Yes. The language of Section 80(1) is imperative and admits of no implication or exception. A suit filed before expiry of two months from the date of notice is not maintainable, and the plaint must be rejected under Order VII Rule 11(d). The Privy Council in Bhagchand v Secretary of State (1927) settled the mandatory character of the provision, and Bihari Chowdhry v State of Bihar AIR 1984 confirmed that a suit filed before expiry of the two-month period is not maintainable. The period is calculated month-wise, not as 60 days — Laxmi Narain v State AIR 1977.
Who must be named as plaintiff or defendant in a suit by or against the Central Government?
Section 79 of the Code provides that in a suit by or against the Central Government, the authority to be named shall be the Union of India. In a suit by or against a State Government, the authority is the State. Misdescription is not necessarily fatal — substantial compliance suffices, as held in Subedar Samundar v Secretary of State AIR 1939. Impleading the Chief Secretary as defendant in a suit against the State Government constitutes substantial compliance — Yogesh Chandra Das v Chief Secretary of Assam AIR 1990.
Can a suit against the Government be filed without notice under Section 80(1) in urgent cases?
Yes, but only with the leave of the Court under Section 80(2). The Court shall not grant any relief — interim or final — except after giving the Government or public officer a reasonable opportunity of showing cause. Leave need not be formal — it can be implied from the Court's conduct in proceeding with the suit, as held in TV Parangodan v District Collector Trichur AIR 1989. If after hearing parties the Court is satisfied that no urgent relief is actually needed, it must return the plaint for re-presentation after giving the required notice under Section 80(1).
Who is authorised to sign the plaint or written statement on behalf of the Government?
Under Order XXVII Rule 1, the plaint or written statement shall be signed by such person as the Government may appoint by general or special order, and shall be verified by any person so appointed who is acquainted with the facts. The sanction to sign must exist prior to institution of the suit — a retrospective sanction cannot cure a defect in signing, as held in State of Rajasthan v Jaipur Hosiery Mills AIR 1997. The Government Pleader does not require a vakalatnama — his recognised-agent status under Rule 2 is sufficient for appearances and applications.

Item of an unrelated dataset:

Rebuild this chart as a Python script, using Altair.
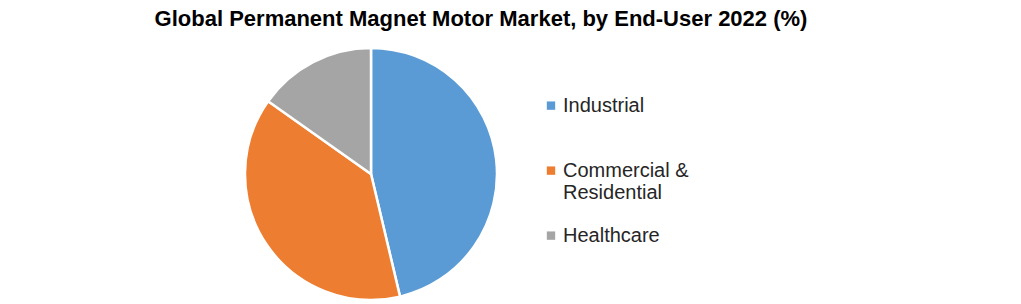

How long can a court extend time for the Government to file a written statement under Order XXVII Rule 5?
Under Rule 5, the court shall allow a reasonable time for communication with the Government and for the Government Pleader to receive instructions, and may extend the time at its discretion, but the aggregate time so extended shall not exceed two months. Rule 5 is not subject to Order VIII Rule 1 in the sense that a government defendant is entitled to the two-month window; State v Dharam Singh AIR 1983 confirmed this. The court exercises judicial discretion within the two-month aggregate cap.
Can the Government be arrested or have its property attached before judgment?
No. Section 81 provides that in a suit against a public officer in respect of an official act, the defendant is not liable to arrest nor his property to attachment, otherwise than in execution of a decree. Section 82 further provides that execution shall not issue on a decree against the Union of India or a State unless it remains unsatisfied for three months from the date of the decree. These protections reflect the policy that the State's machinery should not be disrupted by pre-judgment coercive process.
Is the Government required to furnish security for stay of execution under Order XLI Rules 5 and 6?
No. Order XXVII Rule 8A provides that no security as mentioned in Order XLI Rules 5 and 6 shall be required from the Government or, where the Government has undertaken the defence, from any public officer sued in respect of an official act. In State of Kerala v TK Kuruvilla AIR 2004, the Supreme Court held that Order XLI Rule 5(3) and Order XXVII Rule 8A must be read harmoniously and the State cannot be deprived of the Rule 8A benefit by directing deposit of the decretal amount as a condition for stay. The definition of "Government" in Rule 8B is narrow — statutory corporations fall outside its scope per Kanpur Jal Sansthan v Bapu Constructions (2015).